Extract the lines that carry the string "script" from the listing.

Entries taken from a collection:
╭──

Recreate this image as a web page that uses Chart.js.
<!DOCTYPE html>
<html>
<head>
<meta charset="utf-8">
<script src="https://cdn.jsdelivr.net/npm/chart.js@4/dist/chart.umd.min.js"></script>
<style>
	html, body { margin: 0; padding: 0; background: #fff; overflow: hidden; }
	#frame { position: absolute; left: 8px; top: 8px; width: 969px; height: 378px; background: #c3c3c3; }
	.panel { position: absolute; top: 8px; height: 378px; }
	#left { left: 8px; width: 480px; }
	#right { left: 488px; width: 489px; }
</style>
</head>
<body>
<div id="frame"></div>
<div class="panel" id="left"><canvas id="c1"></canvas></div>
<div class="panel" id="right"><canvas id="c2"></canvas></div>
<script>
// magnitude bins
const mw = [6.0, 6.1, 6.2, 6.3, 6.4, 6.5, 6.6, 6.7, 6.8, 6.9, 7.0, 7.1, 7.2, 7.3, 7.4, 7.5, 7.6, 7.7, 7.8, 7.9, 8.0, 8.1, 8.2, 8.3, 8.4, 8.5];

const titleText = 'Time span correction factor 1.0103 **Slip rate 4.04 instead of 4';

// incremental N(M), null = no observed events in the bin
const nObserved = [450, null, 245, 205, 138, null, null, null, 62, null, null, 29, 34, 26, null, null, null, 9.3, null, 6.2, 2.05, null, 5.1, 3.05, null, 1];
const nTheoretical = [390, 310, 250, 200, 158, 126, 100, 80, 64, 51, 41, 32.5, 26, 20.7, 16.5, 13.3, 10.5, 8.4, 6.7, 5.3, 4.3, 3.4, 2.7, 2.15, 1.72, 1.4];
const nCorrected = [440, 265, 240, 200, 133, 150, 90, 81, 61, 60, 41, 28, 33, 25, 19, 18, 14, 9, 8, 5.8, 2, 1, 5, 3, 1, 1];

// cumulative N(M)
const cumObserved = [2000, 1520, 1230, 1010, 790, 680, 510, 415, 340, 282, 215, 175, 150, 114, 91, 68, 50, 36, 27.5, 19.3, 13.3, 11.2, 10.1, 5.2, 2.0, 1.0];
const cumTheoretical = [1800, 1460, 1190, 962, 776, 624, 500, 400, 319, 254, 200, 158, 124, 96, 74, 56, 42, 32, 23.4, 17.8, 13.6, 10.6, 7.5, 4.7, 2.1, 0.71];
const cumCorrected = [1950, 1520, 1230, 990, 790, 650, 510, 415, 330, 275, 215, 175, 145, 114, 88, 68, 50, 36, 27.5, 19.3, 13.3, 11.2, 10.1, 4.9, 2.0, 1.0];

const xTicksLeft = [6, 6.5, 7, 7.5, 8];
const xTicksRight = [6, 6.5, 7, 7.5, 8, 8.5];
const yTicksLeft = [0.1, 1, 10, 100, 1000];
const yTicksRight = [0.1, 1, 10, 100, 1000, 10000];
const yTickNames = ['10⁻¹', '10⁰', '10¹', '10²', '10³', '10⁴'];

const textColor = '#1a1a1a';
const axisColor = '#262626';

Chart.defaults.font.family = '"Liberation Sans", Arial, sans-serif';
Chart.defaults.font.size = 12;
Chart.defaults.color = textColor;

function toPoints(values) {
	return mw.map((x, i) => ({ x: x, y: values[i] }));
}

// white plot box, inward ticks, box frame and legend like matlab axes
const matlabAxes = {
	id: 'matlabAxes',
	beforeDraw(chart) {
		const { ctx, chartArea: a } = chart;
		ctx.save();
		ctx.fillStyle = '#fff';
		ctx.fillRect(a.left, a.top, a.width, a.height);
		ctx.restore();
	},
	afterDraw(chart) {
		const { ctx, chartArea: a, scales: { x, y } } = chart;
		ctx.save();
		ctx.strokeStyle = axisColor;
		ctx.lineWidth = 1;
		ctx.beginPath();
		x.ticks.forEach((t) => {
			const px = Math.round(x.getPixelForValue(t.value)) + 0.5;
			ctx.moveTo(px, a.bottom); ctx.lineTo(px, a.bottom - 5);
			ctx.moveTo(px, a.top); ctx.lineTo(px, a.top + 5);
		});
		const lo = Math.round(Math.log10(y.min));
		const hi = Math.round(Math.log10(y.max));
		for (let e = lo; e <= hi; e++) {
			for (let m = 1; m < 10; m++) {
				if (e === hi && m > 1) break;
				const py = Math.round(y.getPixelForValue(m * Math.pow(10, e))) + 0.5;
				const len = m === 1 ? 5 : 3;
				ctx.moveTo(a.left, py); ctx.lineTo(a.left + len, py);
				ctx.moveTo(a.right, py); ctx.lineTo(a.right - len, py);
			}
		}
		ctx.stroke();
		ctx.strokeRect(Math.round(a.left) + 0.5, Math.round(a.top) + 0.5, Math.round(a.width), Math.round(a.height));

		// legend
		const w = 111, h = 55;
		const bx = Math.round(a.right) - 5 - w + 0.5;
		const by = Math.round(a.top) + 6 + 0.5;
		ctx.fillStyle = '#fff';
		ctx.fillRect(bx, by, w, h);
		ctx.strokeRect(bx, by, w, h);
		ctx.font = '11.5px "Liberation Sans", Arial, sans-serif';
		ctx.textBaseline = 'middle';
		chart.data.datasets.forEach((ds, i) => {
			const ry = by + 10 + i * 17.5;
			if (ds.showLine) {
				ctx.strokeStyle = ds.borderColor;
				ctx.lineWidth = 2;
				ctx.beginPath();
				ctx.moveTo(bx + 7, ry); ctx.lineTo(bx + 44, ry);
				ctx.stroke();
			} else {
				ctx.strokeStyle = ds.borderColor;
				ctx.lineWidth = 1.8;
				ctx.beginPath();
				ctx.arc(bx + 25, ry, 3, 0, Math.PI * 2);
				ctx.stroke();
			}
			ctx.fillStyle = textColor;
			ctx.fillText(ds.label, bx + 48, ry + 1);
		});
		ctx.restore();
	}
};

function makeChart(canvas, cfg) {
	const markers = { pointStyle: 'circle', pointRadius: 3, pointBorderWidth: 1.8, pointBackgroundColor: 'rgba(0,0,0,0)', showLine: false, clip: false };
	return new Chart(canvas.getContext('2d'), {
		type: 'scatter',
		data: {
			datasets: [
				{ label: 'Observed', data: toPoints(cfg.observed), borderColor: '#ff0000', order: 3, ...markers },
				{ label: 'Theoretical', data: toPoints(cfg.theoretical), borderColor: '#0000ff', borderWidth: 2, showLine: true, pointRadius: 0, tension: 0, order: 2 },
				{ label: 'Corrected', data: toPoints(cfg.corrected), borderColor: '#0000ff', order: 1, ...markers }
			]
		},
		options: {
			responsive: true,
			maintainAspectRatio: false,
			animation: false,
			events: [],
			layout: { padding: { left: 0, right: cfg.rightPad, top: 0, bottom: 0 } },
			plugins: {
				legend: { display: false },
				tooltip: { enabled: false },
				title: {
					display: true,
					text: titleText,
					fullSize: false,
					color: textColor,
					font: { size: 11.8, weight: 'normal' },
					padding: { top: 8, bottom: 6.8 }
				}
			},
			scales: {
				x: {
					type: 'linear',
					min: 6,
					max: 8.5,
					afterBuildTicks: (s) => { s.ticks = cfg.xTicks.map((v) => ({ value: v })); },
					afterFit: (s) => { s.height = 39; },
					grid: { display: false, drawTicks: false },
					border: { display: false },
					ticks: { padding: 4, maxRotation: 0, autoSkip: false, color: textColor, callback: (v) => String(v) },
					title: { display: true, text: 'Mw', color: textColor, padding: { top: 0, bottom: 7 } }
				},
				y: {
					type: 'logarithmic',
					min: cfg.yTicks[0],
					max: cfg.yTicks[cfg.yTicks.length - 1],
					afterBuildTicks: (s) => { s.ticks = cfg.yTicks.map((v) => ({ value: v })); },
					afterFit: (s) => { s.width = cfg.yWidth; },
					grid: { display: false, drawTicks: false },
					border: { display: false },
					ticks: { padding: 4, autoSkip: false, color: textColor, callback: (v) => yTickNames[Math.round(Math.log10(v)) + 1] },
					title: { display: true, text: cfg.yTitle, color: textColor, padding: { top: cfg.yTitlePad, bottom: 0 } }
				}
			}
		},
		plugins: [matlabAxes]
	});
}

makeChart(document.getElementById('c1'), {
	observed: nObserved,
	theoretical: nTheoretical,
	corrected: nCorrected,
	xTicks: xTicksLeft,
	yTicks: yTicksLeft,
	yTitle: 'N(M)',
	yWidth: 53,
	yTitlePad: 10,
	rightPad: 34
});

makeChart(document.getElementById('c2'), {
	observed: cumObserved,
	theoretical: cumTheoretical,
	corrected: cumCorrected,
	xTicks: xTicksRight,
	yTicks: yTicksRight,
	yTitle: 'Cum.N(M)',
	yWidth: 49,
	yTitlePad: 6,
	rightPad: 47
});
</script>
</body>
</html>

╰──
╭──

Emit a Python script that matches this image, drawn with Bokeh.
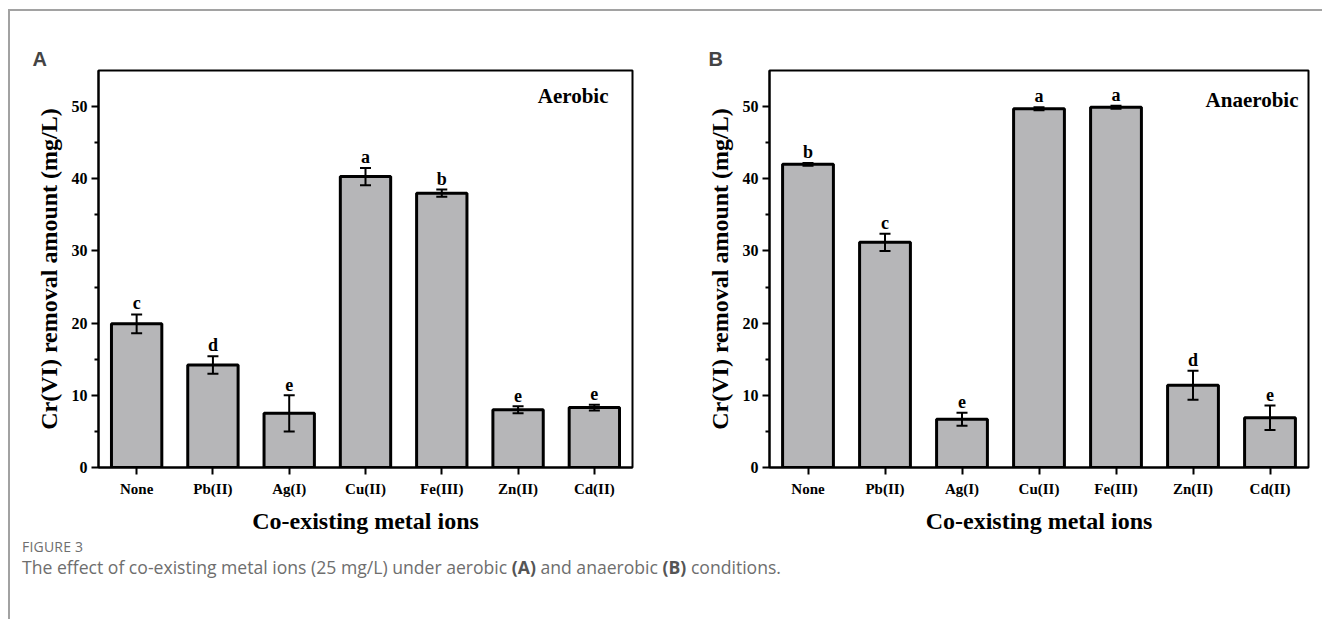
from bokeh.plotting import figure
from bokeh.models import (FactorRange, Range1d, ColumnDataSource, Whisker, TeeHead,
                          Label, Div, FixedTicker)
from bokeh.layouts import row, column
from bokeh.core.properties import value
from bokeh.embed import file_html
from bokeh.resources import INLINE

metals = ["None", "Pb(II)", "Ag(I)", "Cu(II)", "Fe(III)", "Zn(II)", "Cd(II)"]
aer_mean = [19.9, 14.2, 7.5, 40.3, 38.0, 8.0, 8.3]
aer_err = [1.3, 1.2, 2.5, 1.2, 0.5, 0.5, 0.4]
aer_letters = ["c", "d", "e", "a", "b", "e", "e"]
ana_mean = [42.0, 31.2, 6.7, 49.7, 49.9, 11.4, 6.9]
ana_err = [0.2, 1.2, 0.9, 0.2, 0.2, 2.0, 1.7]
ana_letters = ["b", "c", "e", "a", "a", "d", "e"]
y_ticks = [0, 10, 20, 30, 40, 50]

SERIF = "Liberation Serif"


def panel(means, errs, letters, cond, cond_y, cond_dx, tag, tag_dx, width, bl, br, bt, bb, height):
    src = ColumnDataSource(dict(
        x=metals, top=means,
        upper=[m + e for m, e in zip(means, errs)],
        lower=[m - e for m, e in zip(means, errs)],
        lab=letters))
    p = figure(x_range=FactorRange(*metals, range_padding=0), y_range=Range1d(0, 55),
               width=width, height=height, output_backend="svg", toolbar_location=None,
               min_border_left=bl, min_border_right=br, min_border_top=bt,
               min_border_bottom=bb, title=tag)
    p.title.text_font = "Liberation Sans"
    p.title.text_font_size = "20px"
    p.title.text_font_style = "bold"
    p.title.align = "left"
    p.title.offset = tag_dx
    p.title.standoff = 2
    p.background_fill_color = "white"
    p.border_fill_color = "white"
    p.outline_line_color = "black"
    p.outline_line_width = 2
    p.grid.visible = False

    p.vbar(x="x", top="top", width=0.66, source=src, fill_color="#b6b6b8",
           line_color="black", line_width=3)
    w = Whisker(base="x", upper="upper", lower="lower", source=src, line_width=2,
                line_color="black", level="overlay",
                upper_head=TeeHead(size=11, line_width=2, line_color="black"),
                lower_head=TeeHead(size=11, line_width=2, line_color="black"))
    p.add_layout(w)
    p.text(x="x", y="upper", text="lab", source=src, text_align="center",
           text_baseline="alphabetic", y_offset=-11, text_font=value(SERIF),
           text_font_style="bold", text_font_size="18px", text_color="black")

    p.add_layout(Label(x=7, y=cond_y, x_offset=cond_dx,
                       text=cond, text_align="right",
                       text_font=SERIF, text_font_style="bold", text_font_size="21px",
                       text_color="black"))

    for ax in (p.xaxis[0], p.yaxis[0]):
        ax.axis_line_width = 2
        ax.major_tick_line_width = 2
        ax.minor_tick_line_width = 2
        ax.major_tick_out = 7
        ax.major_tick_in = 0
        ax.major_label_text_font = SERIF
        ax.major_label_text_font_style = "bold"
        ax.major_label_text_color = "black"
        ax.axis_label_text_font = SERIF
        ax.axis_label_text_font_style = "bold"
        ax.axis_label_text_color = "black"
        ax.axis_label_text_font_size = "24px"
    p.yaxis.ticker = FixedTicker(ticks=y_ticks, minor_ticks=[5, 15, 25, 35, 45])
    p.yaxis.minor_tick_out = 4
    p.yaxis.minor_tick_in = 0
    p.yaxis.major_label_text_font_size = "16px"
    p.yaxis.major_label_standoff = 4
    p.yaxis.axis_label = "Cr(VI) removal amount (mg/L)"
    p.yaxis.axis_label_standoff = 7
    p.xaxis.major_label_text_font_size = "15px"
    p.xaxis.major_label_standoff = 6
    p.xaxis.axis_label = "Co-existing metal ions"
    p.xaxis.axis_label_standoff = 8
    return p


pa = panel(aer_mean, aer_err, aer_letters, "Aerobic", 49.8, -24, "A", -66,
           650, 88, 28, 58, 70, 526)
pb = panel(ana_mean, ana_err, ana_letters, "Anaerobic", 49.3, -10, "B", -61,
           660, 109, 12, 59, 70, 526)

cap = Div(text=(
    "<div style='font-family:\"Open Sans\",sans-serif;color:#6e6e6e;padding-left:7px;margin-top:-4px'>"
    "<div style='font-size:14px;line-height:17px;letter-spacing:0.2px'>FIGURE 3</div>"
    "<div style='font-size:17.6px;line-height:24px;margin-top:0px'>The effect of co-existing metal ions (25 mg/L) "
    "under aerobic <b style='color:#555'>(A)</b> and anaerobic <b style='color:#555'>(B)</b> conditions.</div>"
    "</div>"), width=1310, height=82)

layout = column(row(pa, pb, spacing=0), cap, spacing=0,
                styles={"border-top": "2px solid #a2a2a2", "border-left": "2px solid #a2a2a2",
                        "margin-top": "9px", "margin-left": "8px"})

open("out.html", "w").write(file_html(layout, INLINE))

╰──

● TASK ANSWER
<script src="https://cdn.jsdelivr.net/npm/chart.js@4/dist/chart.umd.min.js"></script>
<script>
</script>
Emit a Python script that matches this image, drawn with Bokeh.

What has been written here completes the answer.